PROMPT. Write out the data below exactly as given, without any of its pictures.

SUPPLIED INFORMATION.

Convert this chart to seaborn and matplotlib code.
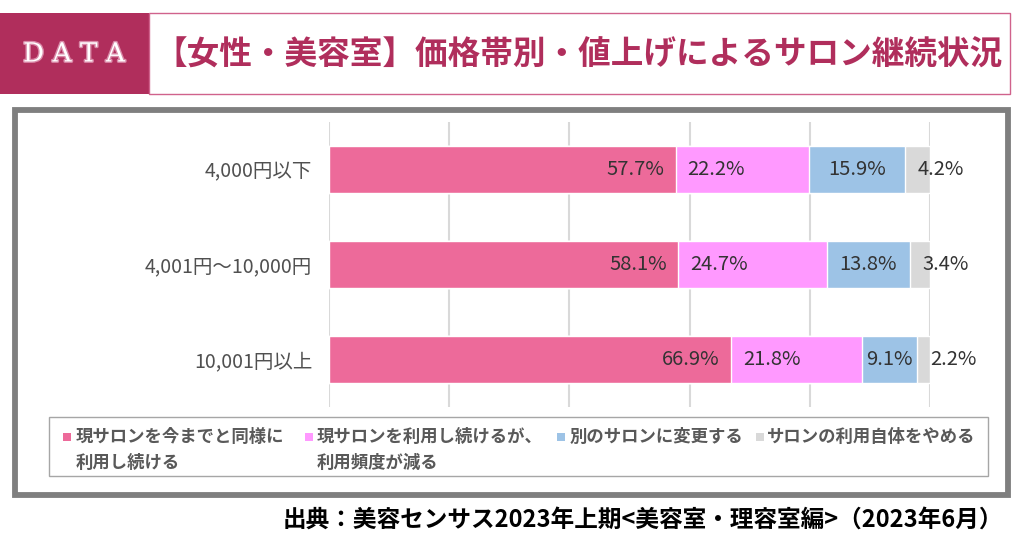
import pandas as pd
import seaborn as sns
import matplotlib.pyplot as plt
from matplotlib.patches import Rectangle
import matplotlib.patheffects as pe

# データ
categories = ["4,000円以下", "4,001円～10,000円", "10,001円以上"]
series_names = ["現サロンを今までと同様に\n利用し続ける",
                "現サロンを利用し続けるが、\n利用頻度が減る",
                "別のサロンに変更する",
                "サロンの利用自体をやめる"]
same = [57.7, 58.1, 66.9]
less_often = [22.2, 24.7, 21.8]
switch = [15.9, 13.8, 9.1]
stop = [4.2, 3.4, 2.2]
colors = ["#ED6A9A", "#FF99FF", "#9DC3E6", "#D9D9D9"]

title = "【女性・美容室】価格帯別・値上げによるサロン継続状況"
source = "出典：美容センサス2023年上期<美容室・理容室編>（2023年6月）"

df = pd.DataFrame({"cat": categories, "s1": same, "s2": less_often,
                   "s3": switch, "s4": stop})
df["c1"] = df["s1"]
df["c2"] = df["c1"] + df["s2"]
df["c3"] = df["c2"] + df["s3"]
df["c4"] = df["c3"] + df["s4"]

sns.set_theme(style="white")
plt.rcParams["font.family"] = ["Noto Sans CJK JP", "DejaVu Sans"]

W, H = 1024, 538
fig = plt.figure(figsize=(W / 100, H / 100), dpi=100)


def fx(x):
    return x / W


def fy(y):
    return 1 - y / H


def rect(x0, y0, x1, y1, **kw):
    fig.patches.append(Rectangle((fx(x0), fy(y1)), fx(x1) - fx(x0), fy(y0) - fy(y1),
                                 transform=fig.transFigure, **kw))


# ヘッダー
rect(0, 13, 149, 94, facecolor="#B02E5C", edgecolor="none")
rect(149, 13, 1010, 94, facecolor="white", edgecolor="#D0628C", linewidth=1)
fig.text(fx(74), fy(54), "D A T A", color="white", fontsize=19, family="DejaVu Serif",
         ha="center", va="center",
         path_effects=[pe.withStroke(linewidth=2, foreground="#D98AA8")])
fig.text(fx(154), fy(55), title, color="#B02E5C", fontsize=23.5, fontweight="bold",
         ha="left", va="center")

# 外枠
rect(14.5, 110, 1008, 495, facecolor="none", edgecolor="#7F7F7F", linewidth=4.2)

# グラフ
ax = fig.add_axes([fx(329), fy(407), fx(930) - fx(329), fy(122) - fy(407)])
for col, c in zip(["c4", "c3", "c2", "c1"], colors[::-1]):
    sns.barplot(data=df, x=col, y="cat", order=categories, color=c, width=0.5,
                orient="h", saturation=1, ax=ax)

ax.set_xlim(0, 100)
ax.set_xticks(range(0, 101, 20))
ax.xaxis.grid(True, color="#D9D9D9", linewidth=1.5)
ax.set_axisbelow(True)
for s in ax.spines.values():
    s.set_visible(False)
ax.set_xlabel("")
ax.set_ylabel("")
ax.tick_params(axis="x", length=0, labelbottom=False)
ax.tick_params(axis="y", length=0, pad=12, labelsize=14, labelcolor="#505050")

lab = dict(fontsize=14.5, color="#333333", va="center", textcoords="offset points")
for i, r in df.iterrows():
    ax.annotate(f"{r.s1:.1f}%", (r.c1, i), xytext=(-8, 0), ha="right", **lab)
    ax.annotate(f"{r.s2:.1f}%", (r.c1, i), xytext=(8.5, 0), ha="left", **lab)
    ax.annotate(f"{r.s3:.1f}%", ((r.c2 + r.c3) / 2, i), xytext=(0, 0), ha="center", **lab)
    ax.annotate(f"{r.s4:.1f}%", (r.c3, i), xytext=(9.5, 0), ha="left",
                annotation_clip=False, **lab)

# 凡例
rect(49, 417, 988, 476, facecolor="none", edgecolor="#A6A6A6", linewidth=1)
marker_x = [63, 305, 557, 756]
text_x = [76, 317, 570, 767]
for mx, tx, name, c in zip(marker_x, text_x, series_names, colors):
    rect(mx, 433, mx + 8, 441, facecolor=c, edgecolor="none")
    lines = name.split("\n")
    for k, line in enumerate(lines):
        fig.text(fx(tx), fy(437 + 26 * k), line, fontsize=12.5, fontweight="bold",
                 color="#595959", ha="left", va="center")

# 出典
fig.text(fx(1003), fy(520), source, fontsize=17, fontweight="bold", color="black",
         ha="right", va="center")

fig.savefig("out.png", dpi=100, facecolor="white")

PROBLEM SOLUTION.
Convert this chart to seaborn and matplotlib code.
import pandas as pd
import seaborn as sns
import matplotlib.pyplot as plt
from matplotlib.patches import Rectangle
import matplotlib.patheffects as pe

# データ
categories = ["4,000円以下", "4,001円～10,000円", "10,001円以上"]
series_names = ["現サロンを今までと同様に\n利用し続ける",
                "現サロンを利用し続けるが、\n利用頻度が減る",
                "別のサロンに変更する",
                "サロンの利用自体をやめる"]
same = [57.7, 58.1, 66.9]
less_often = [22.2, 24.7, 21.8]
switch = [15.9, 13.8, 9.1]
stop = [4.2, 3.4, 2.2]
colors = ["#ED6A9A", "#FF99FF", "#9DC3E6", "#D9D9D9"]

title = "【女性・美容室】価格帯別・値上げによるサロン継続状況"
source = "出典：美容センサス2023年上期<美容室・理容室編>（2023年6月）"

df = pd.DataFrame({"cat": categories, "s1": same, "s2": less_often,
                   "s3": switch, "s4": stop})
df["c1"] = df["s1"]
df["c2"] = df["c1"] + df["s2"]
df["c3"] = df["c2"] + df["s3"]
df["c4"] = df["c3"] + df["s4"]

sns.set_theme(style="white")
plt.rcParams["font.family"] = ["Noto Sans CJK JP", "DejaVu Sans"]

W, H = 1024, 538
fig = plt.figure(figsize=(W / 100, H / 100), dpi=100)


def fx(x):
    return x / W


def fy(y):
    return 1 - y / H


def rect(x0, y0, x1, y1, **kw):
    fig.patches.append(Rectangle((fx(x0), fy(y1)), fx(x1) - fx(x0), fy(y0) - fy(y1),
                                 transform=fig.transFigure, **kw))


# ヘッダー
rect(0, 13, 149, 94, facecolor="#B02E5C", edgecolor="none")
rect(149, 13, 1010, 94, facecolor="white", edgecolor="#D0628C", linewidth=1)
fig.text(fx(74), fy(54), "D A T A", color="white", fontsize=19, family="DejaVu Serif",
         ha="center", va="center",
         path_effects=[pe.withStroke(linewidth=2, foreground="#D98AA8")])
fig.text(fx(154), fy(55), title, color="#B02E5C", fontsize=23.5, fontweight="bold",
         ha="left", va="center")

# 外枠
rect(14.5, 110, 1008, 495, facecolor="none", edgecolor="#7F7F7F", linewidth=4.2)

# グラフ
ax = fig.add_axes([fx(329), fy(407), fx(930) - fx(329), fy(122) - fy(407)])
for col, c in zip(["c4", "c3", "c2", "c1"], colors[::-1]):
    sns.barplot(data=df, x=col, y="cat", order=categories, color=c, width=0.5,
                orient="h", saturation=1, ax=ax)

ax.set_xlim(0, 100)
ax.set_xticks(range(0, 101, 20))
ax.xaxis.grid(True, color="#D9D9D9", linewidth=1.5)
ax.set_axisbelow(True)
for s in ax.spines.values():
    s.set_visible(False)
ax.set_xlabel("")
ax.set_ylabel("")
ax.tick_params(axis="x", length=0, labelbottom=False)
ax.tick_params(axis="y", length=0, pad=12, labelsize=14, labelcolor="#505050")

lab = dict(fontsize=14.5, color="#333333", va="center", textcoords="offset points")
for i, r in df.iterrows():
    ax.annotate(f"{r.s1:.1f}%", (r.c1, i), xytext=(-8, 0), ha="right", **lab)
    ax.annotate(f"{r.s2:.1f}%", (r.c1, i), xytext=(8.5, 0), ha="left", **lab)
    ax.annotate(f"{r.s3:.1f}%", ((r.c2 + r.c3) / 2, i), xytext=(0, 0), ha="center", **lab)
    ax.annotate(f"{r.s4:.1f}%", (r.c3, i), xytext=(9.5, 0), ha="left",
                annotation_clip=False, **lab)

# 凡例
rect(49, 417, 988, 476, facecolor="none", edgecolor="#A6A6A6", linewidth=1)
marker_x = [63, 305, 557, 756]
text_x = [76, 317, 570, 767]
for mx, tx, name, c in zip(marker_x, text_x, series_names, colors):
    rect(mx, 433, mx + 8, 441, facecolor=c, edgecolor="none")
    lines = name.split("\n")
    for k, line in enumerate(lines):
        fig.text(fx(tx), fy(437 + 26 * k), line, fontsize=12.5, fontweight="bold",
                 color="#595959", ha="left", va="center")

# 出典
fig.text(fx(1003), fy(520), source, fontsize=17, fontweight="bold", color="black",
         ha="right", va="center")

fig.savefig("out.png", dpi=100, facecolor="white")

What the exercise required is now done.